The reason why that is comes through in Super/Man: The Christopher Reeve Story, and it emanates from the actor’s commitment to living up to the emblematic role beyond the silver screen. Corroborated by lovely filmed testimonials from friends and fellow actors Glenn Close, Jeff Daniels, Whoopi Goldberg, and Susan Sarandon, being Superman was more than a springboard and a paycheck for Christopher Reeve. He approached his public persona, future projects, and chosen causes with an integrity, humility, and work ethic to use the clout of his iconography for good. It came down to the quality of the individual, and we cannot always say the same about other actors forever linked to famous roles and their connected standards, let alone when the image of that perfect specimen changes from a upright and virile man to the same handsome guise wrapped in wires and tubes and bound to a motorized chair.
All the same, Christopher Reeve’s path as a movie idol would end up paling in comparison to the labors of family and medical adversity endured with his wife Dana, former partner Gae Exton, and the three children they shared— Matthew Reeve, Alexandra Reeve Givens, and Will Reeve—after the near-fatal 1995 equestrian accident left him paralyzed from the neck down and dependent on mechanical breathing for the rest of his life. Super/Man: The Christopher Reeve Story collected a multitude of private home video footage from throughout their lives before and after the accident. The imagery portrays a man whose notable wit, warmth, charisma as an artist came out away from the public eye at home as well.
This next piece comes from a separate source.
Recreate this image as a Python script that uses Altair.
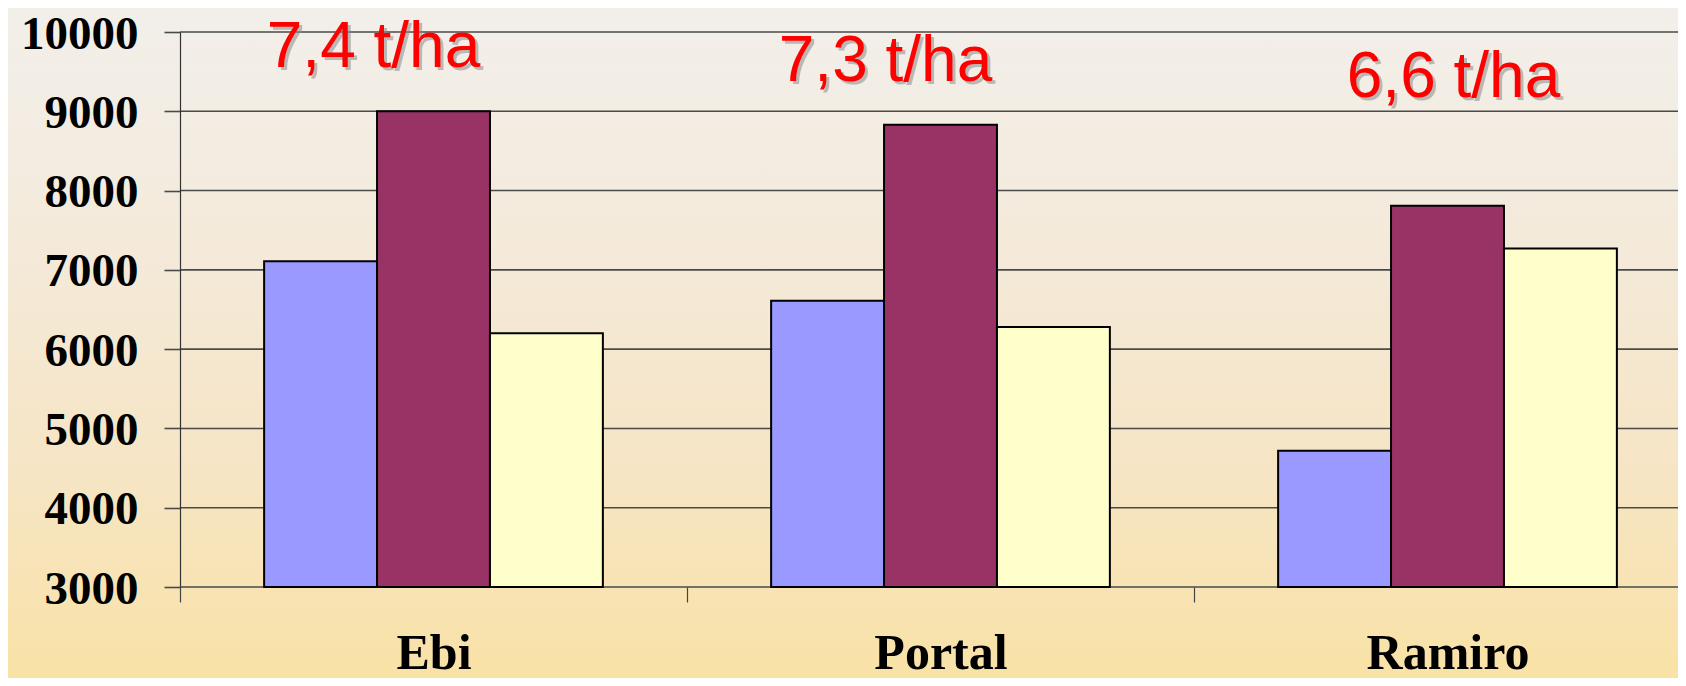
import altair as alt
import pandas as pd

# ---- data ----
varieties = ["Ebi", "Portal", "Ramiro"]
series = ["Serie 1", "Serie 2", "Serie 3"]
serie1 = [7110, 6610, 4720]
serie2 = [9000, 8830, 7810]
serie3 = [6200, 6280, 7270]
y_ticks = [3000, 4000, 5000, 6000, 7000, 8000, 9000, 10000]
yield_labels = ["7,4 t/ha", "7,3 t/ha", "6,6 t/ha"]
label_levels = [9560, 9380, 9180]  # anchor heights of the yield labels (axis units)

colors = ["#9999FF", "#993366", "#FFFFCC"]

rows = []
for i, v in enumerate(varieties):
    for s, vals in zip(series, [serie1, serie2, serie3]):
        rows.append({"variety": v, "series": s, "value": vals[i]})
df = pd.DataFrame(rows)

W, H = 1498, 555
PAD = {"left": 172, "top": 24, "right": 0, "bottom": 91}

x_scale = alt.Scale(domain=varieties, range=[0, 1521], paddingInner=0, paddingOuter=0)
y_scale = alt.Scale(domain=[3000, 10000], nice=False, zero=False)

x_axis = alt.Axis(
    title=None, domain=False, grid=False, tickBand="extent", tickSize=15,
    tickColor="#444444", tickWidth=1.2, labelFont="Liberation Serif",
    labelFontWeight="bold", labelFontSize=50, labelColor="black",
    labelAngle=0, labelBaseline="alphabetic", labelPadding=66, zindex=1,
)
y_axis = alt.Axis(
    values=y_ticks, format="d", title=None, grid=False, tickSize=16,
    tickColor="#4a4a4a", tickWidth=1.6, domainColor="#333333",
    domainWidth=1.2, labelFont="Liberation Serif", labelFontWeight="bold",
    labelFontSize=47, labelColor="black", labelPadding=26, labelOffset=2,
    zindex=1,
)

# background gradient covering the whole picture
bg = alt.Chart(pd.DataFrame({"a": [0]})).mark_rect(
    fill=alt.Gradient(
        gradient="linear",
        stops=[
            alt.GradientStop(color="#F2EFEA", offset=0),
            alt.GradientStop(color="#F4EADA", offset=0.35),
            alt.GradientStop(color="#F6E5C4", offset=0.7),
            alt.GradientStop(color="#F9E2A6", offset=1),
        ],
        x1=0, x2=0, y1=0, y2=1,
    ),
    strokeWidth=0,
).encode(
    x=alt.value(-PAD["left"]), x2=alt.value(W + 40),
    y=alt.value(-PAD["top"]), y2=alt.value(H + PAD["bottom"]),
)

grid = alt.Chart(pd.DataFrame({"value": y_ticks})).mark_rule(
    color="#4a4a4a", strokeWidth=1.6
).encode(
    y=alt.Y("value:Q", scale=y_scale, axis=y_axis),
    x=alt.value(0), x2=alt.value(1530),
)

bars = alt.Chart(df).mark_bar(stroke="black", strokeWidth=2).encode(
    x=alt.X("variety:N", sort=varieties, scale=x_scale, axis=x_axis),
    xOffset=alt.XOffset("series:N", sort=series,
                        scale=alt.Scale(paddingOuter=0.745, paddingInner=0)),
    y=alt.Y("value:Q", scale=y_scale, axis=y_axis),
    y2=alt.datum(3000),
    color=alt.Color("series:N", sort=series,
                    scale=alt.Scale(domain=series, range=colors), legend=None),
)

dxs = [-60, -55, 6]
label_layers = []
for v, txt, lvl, dx in zip(varieties, yield_labels, label_levels, dxs):
    d = pd.DataFrame({"variety": [v], "value": [lvl], "t": [txt]})
    enc = dict(
        x=alt.X("variety:N", sort=varieties, scale=x_scale, axis=x_axis),
        y=alt.Y("value:Q", scale=y_scale, axis=y_axis),
        text="t:N",
    )
    shadow = alt.Chart(d).mark_text(
        font="Liberation Sans", fontSize=64, color="#8c8c8c", opacity=0.55,
        align="center", baseline="alphabetic", dx=dx + 3, dy=3,
    ).encode(**enc)
    main = alt.Chart(d).mark_text(
        font="Liberation Sans", fontSize=64, color="#FF0000",
        align="center", baseline="alphabetic", dx=dx,
    ).encode(**enc)
    label_layers += [shadow, main]

chart = alt.layer(bg, grid, bars, *label_layers).properties(
    width=W, height=H,
    autosize=alt.AutoSizeParams(type="none"),
    padding=PAD,
).configure_view(stroke=None)

chart.save("out.html", embed_options={"renderer": "svg", "actions": False})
Shifting to utilize Matthew, Alexandra, and Will as the chief storytellers, Super/Man: The Christopher Reeve Story extends to appreciate Dana Reeve as much as Christopher. To hear them– backed by those charming videos in grainy, uncorrected 480p camcorder resolution – look back on and enjoy the core memories is a delight balanced by their healed sorrow. The way the three describe Dana’s steadfast resilience to step up as a loving spouse, charitable figurehead, and devoted parent demonstrates a strength greater than any of her husband’s on-screen superpowers. Her untimely death from lung cancer occuring within 18 months of Christopher’s passing galvanizes the pillar of family triumphing over fame and fate.
One could easily dwell on or rekindle remembered gloom and sympathy from the history seen in the documentary. There’s no way around the sadness of the Reeve story, including the extra tissue-crushing inclusion that comes with the inspirational involvement and eventual loss of Robin Williams years later. Parallel testimonies from the spinal injury research and foundation portion of Reeve family’s lives from the likes of fellow paraplegic Brooke Ellison and foundation chairman Michael Manganiello turn the pages of the saga from grief to highlight the hope they brought so many that came out of tragedy.
Beyond any John Williams musical backing, action figures, magazine covers, and wall posters, Super/Man: The Christopher Reeve Story reinforces that the coda of Christopher Reeve and Dana Reeve’s stories deserves to be their tireless charitable efforts. The millions of dollars raised for research and pieces of government legislation written in their names create a legacy that will last as long as any blockbuster one. This impactful work is proudly carried on by Matthew, Alexandra, and Will to this day. They wear the figurative capes now. For them to bring this poignant and heart-rending story to us is one more measure of their own new heroism for a future made better by their past.